In LuxemburgCovid-Maßnahmen könnten zur Gewohnheit werden
ESCH-BELVAL – Dr. Başak Bağlayan ist Forscherin an der Uni Luxemburg. Sie beschäftigt sich momentan mit den Auswirkungen der Corona-Maßnahmen auf die individuellen Freiheiten.

Freiheitseinschränkungen sind gerechtfertigt, wenn sie zur Erreichung eines legitimen Zwecks erforderlich und angemessen sind.
«L’essentiel»: Inwiefern können sich die Corona-Maßnahmen auf die Grundrechte auswirken?
Dr. Başak Bağlayan: Aufgrund der Corona-Pandemie hat Luxemburg – wie andere Länder auch – Maßnahmen eingeführt, die die Ausübung bestimmter Grundrechte und -freiheiten eingeschränkt haben. Die Freizügigkeit der Bürger wurde eingeschränkt, sportliche und kulturelle Aktivitäten wurden abgesagt, Geschäfte wurden geschlossen.
Dennoch können bestimmte Einschränkungen mit den Grundrechten vereinbar sein, wenn ihr Zweck der Schutz der Gesundheit und Sicherheit ist. In solchen Fällen müssen jedoch bestimmte Kriterien erfüllt werden.
Wie wird entschieden, ob eine Maßnahme gerechtfertigt ist?
Sie muss eine rechtliche Grundlage haben, ein legitimes Ziel verfolgen, verhältnismäßig, zeitlich begrenzt und nicht diskriminierend sein. Darüber hinaus muss sie regelmäßig neu bewertet werden.
War Luxemburg in diesem Gebiet vorbildlich?
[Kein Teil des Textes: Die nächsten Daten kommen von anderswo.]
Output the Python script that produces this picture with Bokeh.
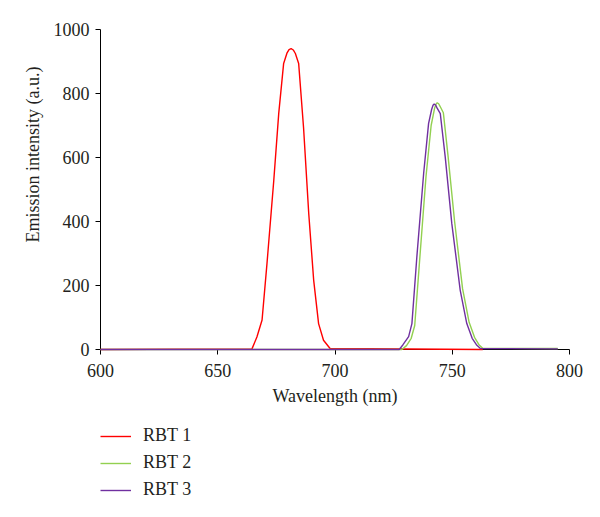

Bisher gelingt es dem Land, meines Erachtens, diese Vorgaben einzuhalten. Die Regierung sucht ständig nach Alternativen, um die Einschränkungen – wie zum Beispiel das Large Scale Testing– zu begrenzen, was zu begrüßen ist. Aber nach der Krise, muss eine Bilanz gezogen werden.
Die Idee einer Tracing-App wurde in Luxemburg nicht völlig ausgeschlossen. Was halten Sie davon?
Ich bin da eher skeptisch. Zwar verstehe ich das Interesse an solchen Apps, aber sie bergen zu vielen Risiken in Bezug auf die Privatsphäre, die Vereinigungsfreiheit, die Freizügigkeit. Außerdem müssen wir die «digitale Kluft» berücksichtigen. Nicht jeder hat den gleichen Zugang zur Technologie, was eine ernsthafte Gefahr der Diskriminierung darstellt.
Ist das Risiko, sich an die Einschränkungen zu gewöhnen, real?
Ja, wenn die Pandemie länger anhält, besteht die Gefahr einer «Normalisierung» bestimmter Maßnahmen in den Köpfen der Menschen. Meiner Meinung nach wäre der beste Weg, dies abzuschwächen, indem die Menschen durch eine permanente öffentliche Debatte sensibilisiert werden. Transparenz ist entscheidend.